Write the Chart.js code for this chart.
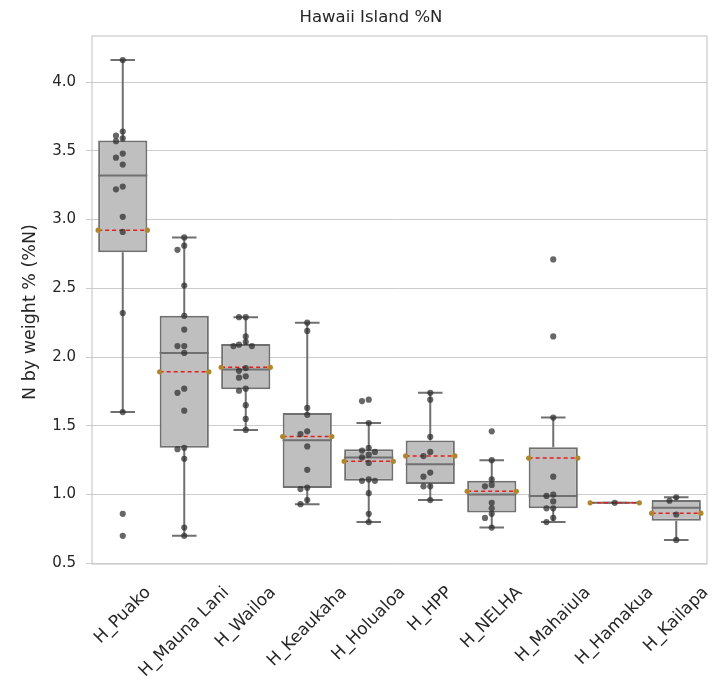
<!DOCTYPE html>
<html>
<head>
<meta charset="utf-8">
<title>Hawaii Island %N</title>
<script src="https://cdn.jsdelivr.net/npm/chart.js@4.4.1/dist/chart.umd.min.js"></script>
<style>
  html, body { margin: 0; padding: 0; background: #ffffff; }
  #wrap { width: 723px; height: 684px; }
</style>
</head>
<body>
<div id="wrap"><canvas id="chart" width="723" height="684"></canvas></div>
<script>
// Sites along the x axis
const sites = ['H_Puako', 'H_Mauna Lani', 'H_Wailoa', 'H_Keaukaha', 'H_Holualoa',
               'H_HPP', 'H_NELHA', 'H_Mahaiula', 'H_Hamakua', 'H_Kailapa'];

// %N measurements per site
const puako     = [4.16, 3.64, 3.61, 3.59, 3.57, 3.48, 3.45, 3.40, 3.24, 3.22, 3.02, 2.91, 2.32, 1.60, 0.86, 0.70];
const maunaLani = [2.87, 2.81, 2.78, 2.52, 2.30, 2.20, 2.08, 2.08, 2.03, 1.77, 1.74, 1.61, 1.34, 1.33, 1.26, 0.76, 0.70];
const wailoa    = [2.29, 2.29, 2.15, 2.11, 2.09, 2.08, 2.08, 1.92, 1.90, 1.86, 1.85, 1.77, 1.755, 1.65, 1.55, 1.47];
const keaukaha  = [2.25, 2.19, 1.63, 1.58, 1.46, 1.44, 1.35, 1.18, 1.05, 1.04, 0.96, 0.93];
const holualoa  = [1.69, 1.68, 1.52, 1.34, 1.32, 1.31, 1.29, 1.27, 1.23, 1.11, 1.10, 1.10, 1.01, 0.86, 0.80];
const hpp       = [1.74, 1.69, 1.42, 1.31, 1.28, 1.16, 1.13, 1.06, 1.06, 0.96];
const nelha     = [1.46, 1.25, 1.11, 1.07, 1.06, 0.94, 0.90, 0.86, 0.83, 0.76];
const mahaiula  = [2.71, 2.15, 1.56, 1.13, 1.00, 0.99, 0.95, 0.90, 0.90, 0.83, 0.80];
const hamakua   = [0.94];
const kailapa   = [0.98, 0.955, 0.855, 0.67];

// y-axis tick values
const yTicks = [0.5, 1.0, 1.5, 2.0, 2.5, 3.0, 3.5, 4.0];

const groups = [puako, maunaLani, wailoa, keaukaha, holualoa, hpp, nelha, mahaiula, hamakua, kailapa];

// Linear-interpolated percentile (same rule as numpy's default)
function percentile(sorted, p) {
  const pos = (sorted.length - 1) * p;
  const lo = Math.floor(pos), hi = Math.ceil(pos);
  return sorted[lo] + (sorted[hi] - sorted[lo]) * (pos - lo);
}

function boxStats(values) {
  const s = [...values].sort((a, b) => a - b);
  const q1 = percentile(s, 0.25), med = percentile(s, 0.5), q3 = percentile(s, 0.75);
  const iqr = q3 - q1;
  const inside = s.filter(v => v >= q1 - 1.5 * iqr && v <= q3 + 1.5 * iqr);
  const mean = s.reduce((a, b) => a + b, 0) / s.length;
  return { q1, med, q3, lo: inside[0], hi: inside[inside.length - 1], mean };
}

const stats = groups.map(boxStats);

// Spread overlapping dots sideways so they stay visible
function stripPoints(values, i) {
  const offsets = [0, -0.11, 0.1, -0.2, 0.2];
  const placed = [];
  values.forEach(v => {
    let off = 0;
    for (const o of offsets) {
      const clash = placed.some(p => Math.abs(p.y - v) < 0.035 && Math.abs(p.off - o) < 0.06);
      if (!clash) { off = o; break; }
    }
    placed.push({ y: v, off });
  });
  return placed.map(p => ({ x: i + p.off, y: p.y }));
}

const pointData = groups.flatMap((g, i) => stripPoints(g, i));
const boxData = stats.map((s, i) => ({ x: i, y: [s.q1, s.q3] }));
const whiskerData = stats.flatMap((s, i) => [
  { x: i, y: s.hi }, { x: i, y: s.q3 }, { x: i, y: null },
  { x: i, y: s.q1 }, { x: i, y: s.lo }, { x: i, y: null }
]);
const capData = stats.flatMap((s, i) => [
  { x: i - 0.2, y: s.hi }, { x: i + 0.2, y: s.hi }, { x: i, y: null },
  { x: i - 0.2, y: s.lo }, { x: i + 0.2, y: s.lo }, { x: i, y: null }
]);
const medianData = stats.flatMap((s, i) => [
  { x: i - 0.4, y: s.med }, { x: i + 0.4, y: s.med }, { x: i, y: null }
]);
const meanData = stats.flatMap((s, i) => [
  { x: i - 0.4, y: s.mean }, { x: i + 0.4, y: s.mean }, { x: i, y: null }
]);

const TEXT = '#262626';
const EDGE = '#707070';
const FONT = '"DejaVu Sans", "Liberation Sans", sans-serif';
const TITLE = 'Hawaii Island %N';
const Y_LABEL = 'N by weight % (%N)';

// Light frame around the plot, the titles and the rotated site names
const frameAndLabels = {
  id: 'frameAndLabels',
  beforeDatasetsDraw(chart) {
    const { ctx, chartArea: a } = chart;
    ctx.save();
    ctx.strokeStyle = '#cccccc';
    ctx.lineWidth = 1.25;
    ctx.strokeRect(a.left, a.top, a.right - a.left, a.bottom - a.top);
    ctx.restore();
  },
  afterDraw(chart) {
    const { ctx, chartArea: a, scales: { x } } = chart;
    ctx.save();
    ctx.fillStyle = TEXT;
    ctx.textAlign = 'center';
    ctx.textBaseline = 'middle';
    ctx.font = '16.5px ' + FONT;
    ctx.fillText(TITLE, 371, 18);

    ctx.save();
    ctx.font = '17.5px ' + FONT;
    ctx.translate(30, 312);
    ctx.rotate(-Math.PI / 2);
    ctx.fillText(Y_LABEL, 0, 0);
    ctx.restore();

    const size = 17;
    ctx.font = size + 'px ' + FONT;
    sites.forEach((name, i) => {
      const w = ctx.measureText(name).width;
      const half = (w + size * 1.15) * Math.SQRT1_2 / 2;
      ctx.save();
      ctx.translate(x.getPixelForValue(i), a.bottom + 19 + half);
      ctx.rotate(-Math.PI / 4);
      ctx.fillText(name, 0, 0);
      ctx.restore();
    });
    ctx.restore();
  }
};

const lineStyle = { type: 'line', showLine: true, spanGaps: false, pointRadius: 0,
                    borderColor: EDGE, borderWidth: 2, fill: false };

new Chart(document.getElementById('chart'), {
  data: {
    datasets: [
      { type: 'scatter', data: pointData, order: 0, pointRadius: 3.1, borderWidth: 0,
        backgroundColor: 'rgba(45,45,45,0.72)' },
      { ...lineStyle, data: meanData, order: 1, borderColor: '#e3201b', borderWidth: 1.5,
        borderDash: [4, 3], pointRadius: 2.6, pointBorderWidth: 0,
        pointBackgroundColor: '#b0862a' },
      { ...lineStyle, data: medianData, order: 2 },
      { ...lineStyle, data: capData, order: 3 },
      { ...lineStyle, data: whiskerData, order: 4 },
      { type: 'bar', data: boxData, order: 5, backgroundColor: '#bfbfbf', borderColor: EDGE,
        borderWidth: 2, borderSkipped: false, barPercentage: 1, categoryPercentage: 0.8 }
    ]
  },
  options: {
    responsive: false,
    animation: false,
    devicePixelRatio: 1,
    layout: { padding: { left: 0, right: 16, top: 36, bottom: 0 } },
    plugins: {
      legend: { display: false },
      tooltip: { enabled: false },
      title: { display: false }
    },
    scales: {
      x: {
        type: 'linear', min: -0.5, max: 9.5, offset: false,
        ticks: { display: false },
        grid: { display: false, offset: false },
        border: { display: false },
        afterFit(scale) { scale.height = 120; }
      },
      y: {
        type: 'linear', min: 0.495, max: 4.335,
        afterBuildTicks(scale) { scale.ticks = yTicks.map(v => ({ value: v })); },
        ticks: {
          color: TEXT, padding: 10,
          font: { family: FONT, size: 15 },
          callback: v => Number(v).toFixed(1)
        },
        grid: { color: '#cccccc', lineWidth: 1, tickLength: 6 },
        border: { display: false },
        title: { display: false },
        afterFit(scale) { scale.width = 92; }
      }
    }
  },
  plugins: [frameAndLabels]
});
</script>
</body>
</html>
○ ○ ○
Exactly as they appear, print the lines of the listing above from its first line through the line that contains "0.955, 0.855, 0.67];", minus the pictures.

* Output for this exercise:
Write the Chart.js code for this chart.
<!DOCTYPE html>
<html>
<head>
<meta charset="utf-8">
<title>Hawaii Island %N</title>
<script src="https://cdn.jsdelivr.net/npm/chart.js@4.4.1/dist/chart.umd.min.js"></script>
<style>
  html, body { margin: 0; padding: 0; background: #ffffff; }
  #wrap { width: 723px; height: 684px; }
</style>
</head>
<body>
<div id="wrap"><canvas id="chart" width="723" height="684"></canvas></div>
<script>
// Sites along the x axis
const sites = ['H_Puako', 'H_Mauna Lani', 'H_Wailoa', 'H_Keaukaha', 'H_Holualoa',
               'H_HPP', 'H_NELHA', 'H_Mahaiula', 'H_Hamakua', 'H_Kailapa'];

// %N measurements per site
const puako     = [4.16, 3.64, 3.61, 3.59, 3.57, 3.48, 3.45, 3.40, 3.24, 3.22, 3.02, 2.91, 2.32, 1.60, 0.86, 0.70];
const maunaLani = [2.87, 2.81, 2.78, 2.52, 2.30, 2.20, 2.08, 2.08, 2.03, 1.77, 1.74, 1.61, 1.34, 1.33, 1.26, 0.76, 0.70];
const wailoa    = [2.29, 2.29, 2.15, 2.11, 2.09, 2.08, 2.08, 1.92, 1.90, 1.86, 1.85, 1.77, 1.755, 1.65, 1.55, 1.47];
const keaukaha  = [2.25, 2.19, 1.63, 1.58, 1.46, 1.44, 1.35, 1.18, 1.05, 1.04, 0.96, 0.93];
const holualoa  = [1.69, 1.68, 1.52, 1.34, 1.32, 1.31, 1.29, 1.27, 1.23, 1.11, 1.10, 1.10, 1.01, 0.86, 0.80];
const hpp       = [1.74, 1.69, 1.42, 1.31, 1.28, 1.16, 1.13, 1.06, 1.06, 0.96];
const nelha     = [1.46, 1.25, 1.11, 1.07, 1.06, 0.94, 0.90, 0.86, 0.83, 0.76];
const mahaiula  = [2.71, 2.15, 1.56, 1.13, 1.00, 0.99, 0.95, 0.90, 0.90, 0.83, 0.80];
const hamakua   = [0.94];
const kailapa   = [0.98, 0.955, 0.855, 0.67];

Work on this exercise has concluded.